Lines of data

--------------------------------

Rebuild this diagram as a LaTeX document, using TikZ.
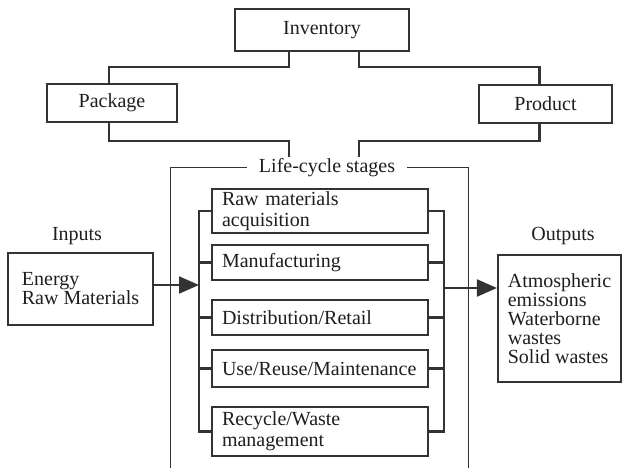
\documentclass[tikz,border=0pt]{standalone}
\usepackage{fontspec}
\setmainfont{Liberation Serif}
\usetikzlibrary{arrows.meta}
\definecolor{ink}{HTML}{333333}
\definecolor{txt}{HTML}{1E1E1E}
\begin{document}
\begin{tikzpicture}[x=1pt,y=-1pt,
  box/.style={draw=ink, line width=2.1pt, fill=white, inner sep=0pt,
    font=\fontsize{20pt}{21pt}\selectfont, text=txt},
  stagebox/.style={box, text width=196pt, inner xsep=10pt, align=left},
  iobox/.style={box, align=left, font=\fontsize{20pt}{19pt}\selectfont},
  conn/.style={draw=ink, line width=2.1pt},
  framel/.style={draw=ink, line width=1pt},
  lbl/.style={font=\fontsize{20pt}{21pt}\selectfont, text=txt, inner sep=0pt},
  arr/.style={conn, -{Triangle[length=20pt,width=17pt]}, fill=ink}]
\useasboundingbox (0,0) rectangle (623,468);

% top boxes
\node[box, minimum width=174pt, minimum height=42pt] (inv) at (322,30) {Inventory};
\node[box, minimum width=130pt, minimum height=38pt] (pkg) at (112,103) {Package};
\node[box, minimum width=133pt, minimum height=38pt] (prod) at (545.5,104) {Product};

% life-cycle frame
\node[lbl, inner xsep=12pt] (lcs) at (327,168) {Life-cycle stages};
\coordinate (lcL) at (289,157);
\coordinate (lcR) at (359,157);
\coordinate (fTL) at (170,167);
\coordinate (fTR) at (468,167);
\coordinate (fBL) at (170,468);
\coordinate (fBR) at (468,468);
\draw[framel] (lcs.west |- fTL) -- (fTL) -- (fBL);
\draw[framel] (lcs.east |- fTR) -- (fTR) -- (fBR);

% connectors in the top part
\draw[conn] ([xshift=-33pt]inv.south) -- ++(0,15) -| ([xshift=-3pt]pkg.north);
\draw[conn] ([xshift=37pt]inv.south) -- ++(0,15) -| ([xshift=-6pt]prod.north);
\draw[conn] ([xshift=-3pt]pkg.south) -- ++(0,18) -| (lcL);
\draw[conn] ([xshift=-6pt]prod.south) -- ++(0,17) -| (lcR);

% stages
\node[stagebox, minimum height=44pt] (s1) at (320,211) {Raw materials\\acquisition};
\node[stagebox, minimum height=35pt] (s2) at (320,262.5) {Manufacturing};
\node[stagebox, minimum height=35pt] (s3) at (320,317.5) {Distribution/Retail};
\node[stagebox, minimum height=37pt] (s4) at (320,368.5) {Use/Reuse/Maintenance};
\node[stagebox, minimum height=49pt] (s5) at (320,431.5) {Recycle/Waste\\management};

% buses
\coordinate (lb) at (199,0);
\coordinate (rb) at (444,0);
\draw[conn] (s1.west) -- (s1.west -| lb) -- (s5.west -| lb) -- (s5.west);
\draw[conn] (s1.east) -- (s1.east -| rb) -- (s5.east -| rb) -- (s5.east);
\foreach \s in {s2,s3,s4}{
  \draw[conn] (\s.west) -- (\s.west -| lb);
  \draw[conn] (\s.east) -- (\s.east -| rb);
}

% inputs
\node[lbl] (inl) at (77,236) {Inputs};
\node[iobox, minimum width=145pt, minimum height=72pt] (inp) at (80.5,289) {Energy\\Raw Materials};
\coordinate (ia) at ([yshift=4pt]inp.east);
\draw[arr] (ia) -- (ia -| lb);

% outputs
\node[lbl] (outl) at (563,236) {Outputs};
\node[iobox, minimum width=123pt, minimum height=127pt] (out) at (559.5,318.5)
  {Atmospheric\\emissions\\Waterborne\\wastes\\Solid wastes};
\coordinate (oa) at (444,288);
\draw[arr] (oa) -- (oa -| out.west);
\end{tikzpicture}
\end{document}
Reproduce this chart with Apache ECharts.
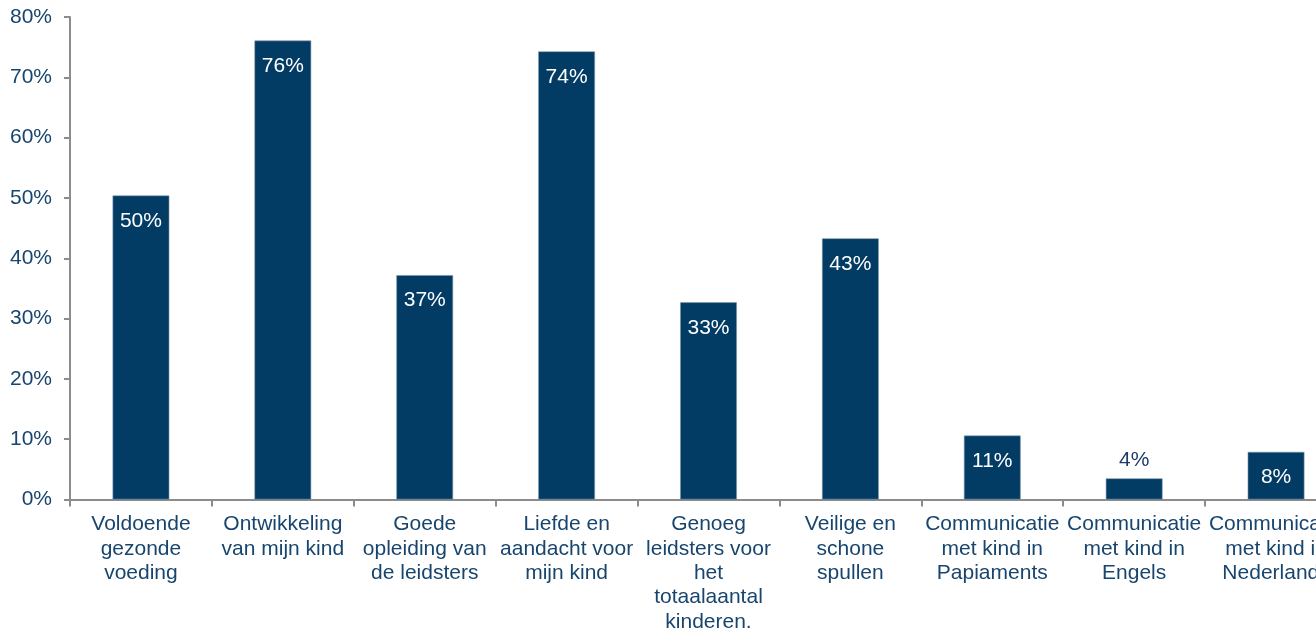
<!DOCTYPE html>
<html>
<head>
<meta charset="utf-8">
<script src="https://cdn.jsdelivr.net/npm/echarts@6/dist/echarts.min.js"></script>
<style>
html,body{margin:0;padding:0;background:#fff;}
#chart{width:1316px;height:637px;}
</style>
</head>
<body>
<div id="chart"></div>
<script>
var categories = [
  "Voldoende\ngezonde\nvoeding",
  "Ontwikkeling\nvan mijn kind",
  "Goede\nopleiding van\nde leidsters",
  "Liefde en\naandacht voor\nmijn kind",
  "Genoeg\nleidsters voor\nhet\ntotaalaantal\nkinderen.",
  "Veilige en\nschone\nspullen",
  "Communicatie\nmet kind in\nPapiaments",
  "Communicatie\nmet kind in\nEngels",
  "Communicatie\nmet kind in\nNederlands"
];
var values = [50.4, 76.1, 37.2, 74.3, 32.7, 43.3, 10.6, 3.5, 7.9];
var yTicks = [0, 10, 20, 30, 40, 50, 60, 70, 80];

var textColor = '#17456e';
var barColor = '#023b63';
var font = '"Liberation Sans", Arial, sans-serif';

var chart = echarts.init(document.getElementById('chart'));
chart.setOption({
  animation: false,
  grid: { left: 70, width: 1277, top: 17, height: 482.5, outerBoundsMode: 'none', containLabel: false },
  xAxis: {
    type: 'category',
    data: categories,
    axisLine: { lineStyle: { color: '#8c8c8c', width: 2 } },
    axisTick: { show: true, length: 7, lineStyle: { color: '#8c8c8c', width: 2 } },
    axisLabel: {
      interval: 0, margin: 13, color: textColor, fontSize: 21, fontWeight: 'normal',
      fontFamily: font, lineHeight: 24.3, align: 'center'
    }
  },
  yAxis: {
    type: 'value',
    min: yTicks[0], max: yTicks[yTicks.length - 1], interval: 10,
    splitLine: { show: false },
    axisLine: { show: true, lineStyle: { color: '#8c8c8c', width: 2 } },
    axisTick: { show: true, length: 6, lineStyle: { color: '#8c8c8c', width: 2 } },
    axisLabel: {
      margin: 18, color: textColor, fontSize: 21, fontWeight: 'normal', fontFamily: font,
      formatter: function (v) { return v + '%'; }
    }
  },
  series: [{
    type: 'bar',
    barWidth: '40%',
    data: values.map(function (v) {
      if (v < 5) {
        return { value: v, label: { position: 'top', distance: 8, color: '#1f3a6e' } };
      }
      return v;
    }),
    itemStyle: { color: barColor, borderColor: '#7f98b0', borderWidth: 0.6 },
    label: {
      show: true, position: 'insideTop', distance: 15,
      color: '#ffffff', fontSize: 21, fontWeight: 'normal', fontFamily: font,
      textBorderWidth: 0,
      formatter: function (p) { return Math.round(p.value) + '%'; }
    }
  }]
});
</script>
</body>
</html>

--------------------------------

=== Directions for this task ===
Transcribe every record above exactly as written, leaving out any pictures.

=== The response ===
Rebuild this diagram as a LaTeX document, using TikZ.
\documentclass[tikz,border=0pt]{standalone}
\usepackage{fontspec}
\setmainfont{Liberation Serif}
\usetikzlibrary{arrows.meta}
\definecolor{ink}{HTML}{333333}
\definecolor{txt}{HTML}{1E1E1E}
\begin{document}
\begin{tikzpicture}[x=1pt,y=-1pt,
  box/.style={draw=ink, line width=2.1pt, fill=white, inner sep=0pt,
    font=\fontsize{20pt}{21pt}\selectfont, text=txt},
  stagebox/.style={box, text width=196pt, inner xsep=10pt, align=left},
  iobox/.style={box, align=left, font=\fontsize{20pt}{19pt}\selectfont},
  conn/.style={draw=ink, line width=2.1pt},
  framel/.style={draw=ink, line width=1pt},
  lbl/.style={font=\fontsize{20pt}{21pt}\selectfont, text=txt, inner sep=0pt},
  arr/.style={conn, -{Triangle[length=20pt,width=17pt]}, fill=ink}]
\useasboundingbox (0,0) rectangle (623,468);

% top boxes
\node[box, minimum width=174pt, minimum height=42pt] (inv) at (322,30) {Inventory};
\node[box, minimum width=130pt, minimum height=38pt] (pkg) at (112,103) {Package};
\node[box, minimum width=133pt, minimum height=38pt] (prod) at (545.5,104) {Product};

% life-cycle frame
\node[lbl, inner xsep=12pt] (lcs) at (327,168) {Life-cycle stages};
\coordinate (lcL) at (289,157);
\coordinate (lcR) at (359,157);
\coordinate (fTL) at (170,167);
\coordinate (fTR) at (468,167);
\coordinate (fBL) at (170,468);
\coordinate (fBR) at (468,468);
\draw[framel] (lcs.west |- fTL) -- (fTL) -- (fBL);
\draw[framel] (lcs.east |- fTR) -- (fTR) -- (fBR);

% connectors in the top part
\draw[conn] ([xshift=-33pt]inv.south) -- ++(0,15) -| ([xshift=-3pt]pkg.north);
\draw[conn] ([xshift=37pt]inv.south) -- ++(0,15) -| ([xshift=-6pt]prod.north);
\draw[conn] ([xshift=-3pt]pkg.south) -- ++(0,18) -| (lcL);
\draw[conn] ([xshift=-6pt]prod.south) -- ++(0,17) -| (lcR);

% stages
\node[stagebox, minimum height=44pt] (s1) at (320,211) {Raw materials\\acquisition};
\node[stagebox, minimum height=35pt] (s2) at (320,262.5) {Manufacturing};
\node[stagebox, minimum height=35pt] (s3) at (320,317.5) {Distribution/Retail};
\node[stagebox, minimum height=37pt] (s4) at (320,368.5) {Use/Reuse/Maintenance};
\node[stagebox, minimum height=49pt] (s5) at (320,431.5) {Recycle/Waste\\management};

% buses
\coordinate (lb) at (199,0);
\coordinate (rb) at (444,0);
\draw[conn] (s1.west) -- (s1.west -| lb) -- (s5.west -| lb) -- (s5.west);
\draw[conn] (s1.east) -- (s1.east -| rb) -- (s5.east -| rb) -- (s5.east);
\foreach \s in {s2,s3,s4}{
  \draw[conn] (\s.west) -- (\s.west -| lb);
  \draw[conn] (\s.east) -- (\s.east -| rb);
}

% inputs
\node[lbl] (inl) at (77,236) {Inputs};
\node[iobox, minimum width=145pt, minimum height=72pt] (inp) at (80.5,289) {Energy\\Raw Materials};
\coordinate (ia) at ([yshift=4pt]inp.east);
\draw[arr] (ia) -- (ia -| lb);

% outputs
\node[lbl] (outl) at (563,236) {Outputs};
\node[iobox, minimum width=123pt, minimum height=127pt] (out) at (559.5,318.5)
  {Atmospheric\\emissions\\Waterborne\\wastes\\Solid wastes};
\coordinate (oa) at (444,288);
\draw[arr] (oa) -- (oa -| out.west);
\end{tikzpicture}
\end{document}
Reproduce this chart with Apache ECharts.
<!DOCTYPE html>
<html>
<head>
<meta charset="utf-8">
<script src="https://cdn.jsdelivr.net/npm/echarts@6/dist/echarts.min.js"></script>
<style>
html,body{margin:0;padding:0;background:#fff;}
#chart{width:1316px;height:637px;}
</style>
</head>
<body>
<div id="chart"></div>
<script>
var categories = [
  "Voldoende\ngezonde\nvoeding",
  "Ontwikkeling\nvan mijn kind",
  "Goede\nopleiding van\nde leidsters",
  "Liefde en\naandacht voor\nmijn kind",
  "Genoeg\nleidsters voor\nhet\ntotaalaantal\nkinderen.",
  "Veilige en\nschone\nspullen",
  "Communicatie\nmet kind in\nPapiaments",
  "Communicatie\nmet kind in\nEngels",
  "Communicatie\nmet kind in\nNederlands"
];
var values = [50.4, 76.1, 37.2, 74.3, 32.7, 43.3, 10.6, 3.5, 7.9];
var yTicks = [0, 10, 20, 30, 40, 50, 60, 70, 80];

var textColor = '#17456e';
var barColor = '#023b63';
var font = '"Liberation Sans", Arial, sans-serif';

var chart = echarts.init(document.getElementById('chart'));
chart.setOption({
  animation: false,
  grid: { left: 70, width: 1277, top: 17, height: 482.5, outerBoundsMode: 'none', containLabel: false },
  xAxis: {
    type: 'category',
    data: categories,
    axisLine: { lineStyle: { color: '#8c8c8c', width: 2 } },
    axisTick: { show: true, length: 7, lineStyle: { color: '#8c8c8c', width: 2 } },
    axisLabel: {
      interval: 0, margin: 13, color: textColor, fontSize: 21, fontWeight: 'normal',
      fontFamily: font, lineHeight: 24.3, align: 'center'
    }
  },
  yAxis: {
    type: 'value',
    min: yTicks[0], max: yTicks[yTicks.length - 1], interval: 10,
    splitLine: { show: false },
    axisLine: { show: true, lineStyle: { color: '#8c8c8c', width: 2 } },
    axisTick: { show: true, length: 6, lineStyle: { color: '#8c8c8c', width: 2 } },
    axisLabel: {
      margin: 18, color: textColor, fontSize: 21, fontWeight: 'normal', fontFamily: font,
      formatter: function (v) { return v + '%'; }
    }
  },
  series: [{
    type: 'bar',
    barWidth: '40%',
    data: values.map(function (v) {
      if (v < 5) {
        return { value: v, label: { position: 'top', distance: 8, color: '#1f3a6e' } };
      }
      return v;
    }),
    itemStyle: { color: barColor, borderColor: '#7f98b0', borderWidth: 0.6 },
    label: {
      show: true, position: 'insideTop', distance: 15,
      color: '#ffffff', fontSize: 21, fontWeight: 'normal', fontFamily: font,
      textBorderWidth: 0,
      formatter: function (p) { return Math.round(p.value) + '%'; }
    }
  }]
});
</script>
</body>
</html>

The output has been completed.